1: Data cleaning and processing
data_cleaning_processing.ipynb, utils.py, anon_avg_irs_data.pkl
Data fields were cleaned/formatted and missing data were imputed as outlined in the data_cleaning_processing notebook. Charged off and defaulted loans are both considered to be "Default" for this analysis, whereas paid loans are considered "Paid." Loans in progress are not considered.
Additionally, IRS tax data for listed zip codes were joined to the data table, as the data for individual zip codes was sparse. Zip code data were processed using the zip_code_processing notebook and the following files:
09zpallnoagi.csv, 10zpallnoagi.csv, 11zpallnoagi.csv, 12zpallnoagi.csv, 13zpallnoagi.csv
Additional zip code data are available at https://www.irs.gov/uac/SOI-Tax-Stats-Individual-Income-Tax-Statistics-ZIP-Code-Data-(SOI)
After this process, features were all normalized.
Data were then randomly sampled and divided into training, validation, and test sets.

2: Training, validation, and test data
data_files.zip
These data are compressed in data_files as pandas dataframes. Models were trained on the training set with cross-validation and selected based on performance on the validation set. Final performance was evaluated on the test set.

3: Feature analysis
lending_club_feature_analysis.ipynb, model_fitting.py
On the training data, I evaluated the statistical relationship between the various features and the labels. I report effect sizes and tests of statistical significant with correction for multiple comparisons.
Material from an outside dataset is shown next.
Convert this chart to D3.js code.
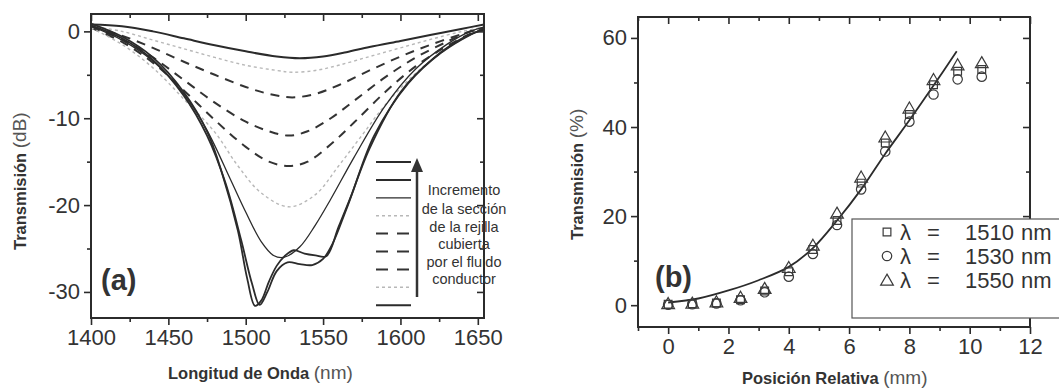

I also report the correlations between the features. This facilitated my selection of a subset of features to be used for modeling.

4: Model selection
lending_club_modeling.ipynb, model_fitting.py, loan_roi.py
The following procedure was applied to several models: First, models were fit to the training data, one feature at a time, in order of effect size for the features. Next, performance evaluated on the validation set as the area under the ROC curve (AUC). Then, a number of features were selected and performance was evaluated as ROI for a hypothetical portfolio of loans with the model's estimates of default probability used as a rejection criterion. This performance was compared a model that rejected a random set of loans.
Models were selected based on AUC from cross-validation and predicted ROI based on the validation set.

5: Model performance
model_performance.ipynb, model_fitting.py, loan_roi.py
A decision tree, an AdaBoost ensemble of trees, and a stacked ensemble learner were tested on the test set. Performance was measured as AUC on the test set and ROI on the test set. The three models were selected to represent the span between simpler and more complex models.
Additionally, I presented the performance of the models when the loan amount and interest rate were included as features. This is to illustrate how high performance can get. However, I do not recommend using these features if the goal is to generate a risk model to set interest rates and loan amounts. The reason is that these features are based on the Lending Club's in-house risk-assessment tools, so these features limit our ability to objectively assess the risk of default outside of the Lending Club context.

6: Final prediction code
prediction_workflow.ipynb, loan_prediction.py, train_ensemble.py, test_loans.pkl
Two models are considered for prediction: a decision tree and a stacked ensemble learner. Unnormalized loan data can be found in test_loans (a pandas dataframe). A single loan or batch of loans can be passed to either predict_default_tree or predict_default_ensemble, and those functions will output a probability of default. Note that the classifier files are saved and uploaded for the decision tree. The classifier files for the stacked ensemble learner are too big to be uploaded to GitHub. As such, I have included train_ensemble.py. When run, that function will generate all of the files for the stacked ensemble learner.